Na hora do deslizamento, ele estava na casa de outro irmão, que tem o quintal para a encosta, quase ao lado da casa do pai, mas que não foi atingida. “Eu estava dando comida para as galinhas quando o povo lá de cima começou a gritar que estava caindo, mas a gente não acreditou. Daqui a pouco, lá vem o barro”, relatou.

Nessa mesma casa, oito pessoas participavam de um culto na hora do deslizamento. Quando ouviram o barulho, todos saíram correndo, ainda por cima do barro e restos das casas para tentar se salvar. “Só olhei para trás para ver se o barro ainda tava correndo e depois corremos por cima das coisas mesmo com medo de cair mais”, lembrou Antônio Carlos.
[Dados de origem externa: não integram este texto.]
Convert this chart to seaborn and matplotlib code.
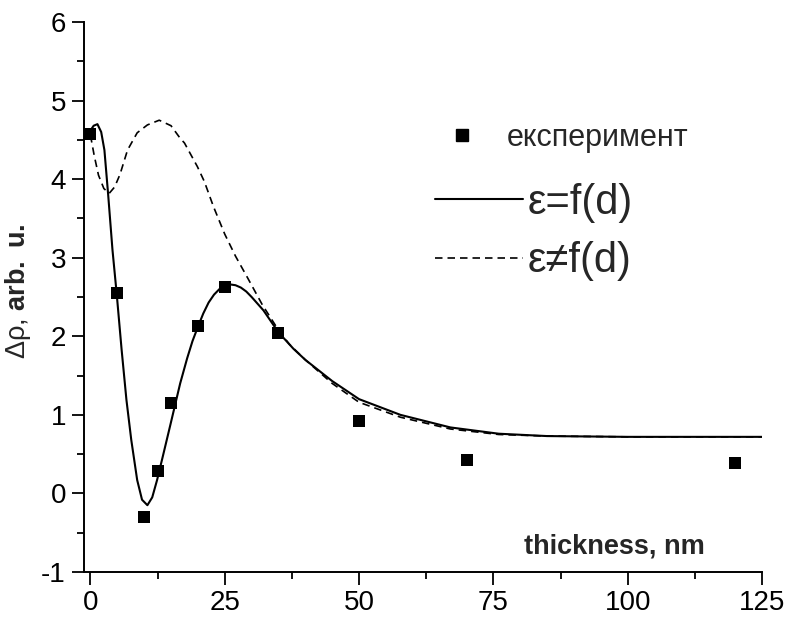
import numpy as np
import pandas as pd
import matplotlib
matplotlib.use("Agg")
import matplotlib.pyplot as plt
import seaborn as sns
from matplotlib.lines import Line2D

# experiment points
exp_x = [0, 5, 10, 12.5, 15, 20, 25, 35, 50, 70, 120]
exp_y = [4.58, 2.55, -0.30, 0.28, 1.15, 2.13, 2.63, 2.04, 0.92, 0.42, 0.39]

# eps = f(d)
fit_x = [0, 0.6, 1.3, 2.0, 2.6, 3.3, 4.1, 4.9, 5.8, 6.7, 7.6, 8.7, 9.6, 10.6,
         11.5, 12.4, 13.5, 14.9, 16.7, 18, 19, 20, 21, 22, 23, 24, 25, 26, 27,
         28, 29, 30, 32.2, 35, 37.8, 40, 45, 50, 57.7, 67, 76, 85, 100, 125]
fit_y = [4.62, 4.68, 4.70, 4.60, 4.37, 3.80, 3.10, 2.53, 1.83, 1.19, 0.68, 0.17,
         -0.08, -0.15, -0.05, 0.17, 0.48, 0.88, 1.40, 1.72, 1.94, 2.12, 2.29,
         2.43, 2.53, 2.60, 2.64, 2.66, 2.65, 2.62, 2.57, 2.50, 2.33, 2.05, 1.84,
         1.70, 1.43, 1.20, 1.00, 0.84, 0.76, 0.73, 0.72, 0.72]

# eps != f(d), dashed curve
const_x = [0, 0.7, 1.5, 2.5, 3.5, 4.5, 5.5, 6.9, 8.7, 10.6, 12.8, 15, 16.7, 17.5,
           19.9, 21.2, 22.9, 25, 27, 29.2, 32, 34.8, 37, 40, 45, 50, 57.7, 67,
           76, 85, 100, 125]
const_y = [4.56, 4.30, 4.05, 3.88, 3.82, 3.90, 4.06, 4.37, 4.59, 4.69, 4.75, 4.68,
           4.52, 4.46, 4.16, 3.97, 3.65, 3.30, 3.02, 2.75, 2.40, 2.10, 1.90, 1.70,
           1.40, 1.16, 0.97, 0.82, 0.75, 0.73, 0.72, 0.72]

sns.set_style("ticks")
plt.rcParams['font.family'] = ['Liberation Sans', 'DejaVu Sans']
plt.rcParams['mathtext.fontset'] = 'custom'
plt.rcParams['mathtext.rm'] = 'Liberation Sans'
plt.rcParams['mathtext.bf'] = 'Liberation Sans:bold'
plt.rcParams['axes.unicode_minus'] = False

fig = plt.figure(figsize=(7.89, 6.2), dpi=100)
ax = fig.add_axes([84/789, 48/620, 678/789, 550/620])

sns.lineplot(x=fit_x, y=fit_y, sort=False, estimator=None, color='black',
             lw=1.5, ax=ax, legend=False)
sns.lineplot(x=const_x, y=const_y, sort=False, estimator=None, color='black',
             lw=1.2, linestyle=(0, (4.5, 3)), ax=ax, legend=False)
sns.scatterplot(x=exp_x, y=exp_y, marker='s', s=64, color='black',
                linewidth=0, ax=ax, legend=False, zorder=3)

ax.set_xlim(-1.2, 125)
ax.set_ylim(-1, 6)
ax.set_xticks([0, 25, 50, 75, 100, 125])
ax.set_xticks([12.5, 37.5, 62.5, 87.5, 112.5], minor=True)
ax.set_yticks(range(-1, 7))
ax.set_yticks(np.arange(-0.5, 6, 1), minor=True)
ax.tick_params(axis='both', which='major', labelsize=20, width=1.3, length=9,
               color='black', labelcolor='black')
ax.tick_params(axis='both', which='minor', width=1.3, length=5, color='black')
ax.tick_params(axis='x', which='major', pad=4)
ax.tick_params(axis='y', which='major', pad=4)
sns.despine(ax=ax)
for s in ['left', 'bottom']:
    ax.spines[s].set_linewidth(1.4)
    ax.spines[s].set_color('black')

ax.set_xlabel('thickness, nm', fontsize=19.5, fontweight='bold')
ax.xaxis.label.set_va('center')
ax.xaxis.set_label_coords(0.783, 0.046)
ax.set_ylabel(r'Δρ, $\mathbf{arb.}$ $\mathbf{u.}$', fontsize=19.5)
ax.yaxis.set_label_coords(-0.075, 0.51)

# legend: experiment entry
h1 = Line2D([], [], marker='s', markersize=8, color='black', linestyle='none')
leg1 = ax.legend([h1], ['експеримент'], loc='center left',
                 bbox_to_anchor=(450/789, 1 - 138/620),
                 bbox_transform=fig.transFigure, frameon=False, fontsize=22,
                 borderpad=0, borderaxespad=0, handlelength=0.8,
                 handletextpad=1.05)
ax.add_artist(leg1)

# legend: model curves
h2 = Line2D([], [], color='black', lw=1.5)
h3 = Line2D([], [], color='black', lw=1.2, linestyle=(0, (4.5, 3)))
leg2 = ax.legend([h2, h3], ['ε=f(d)', 'ε≠f(d)'], loc='center left',
                 bbox_to_anchor=(435/789, 1 - 232/620),
                 bbox_transform=fig.transFigure, frameon=False, fontsize=30,
                 borderpad=0, borderaxespad=0, handlelength=2.1,
                 handletextpad=0.12, labelspacing=0.45)

fig.savefig('out.png', dpi=100)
Também filho de Delcik, Claudio Jesus Vaisi, 32 anos, tinha dado almoço para o pai e saiu com o irmão Renato, para almoçar também. Logo depois de sair de casa, o deslizamento aconteceu e não houve tempo de resgatar o pai. A cadeira de rodas ficou retorcida no meio do entulho.

Área de risco
Segundo o diretor-geral da Defesa Civil de Salvador, Álvaro da Silveira Filho, equipes do órgão já teriam visitado a localidade em semanas anteriores à tragédia. Lá houve a identificação de áreas de risco nas proximidades, no entanto, o ponto onde houve o desmoronamento no domingo não foi identificado pela Defesa Civil.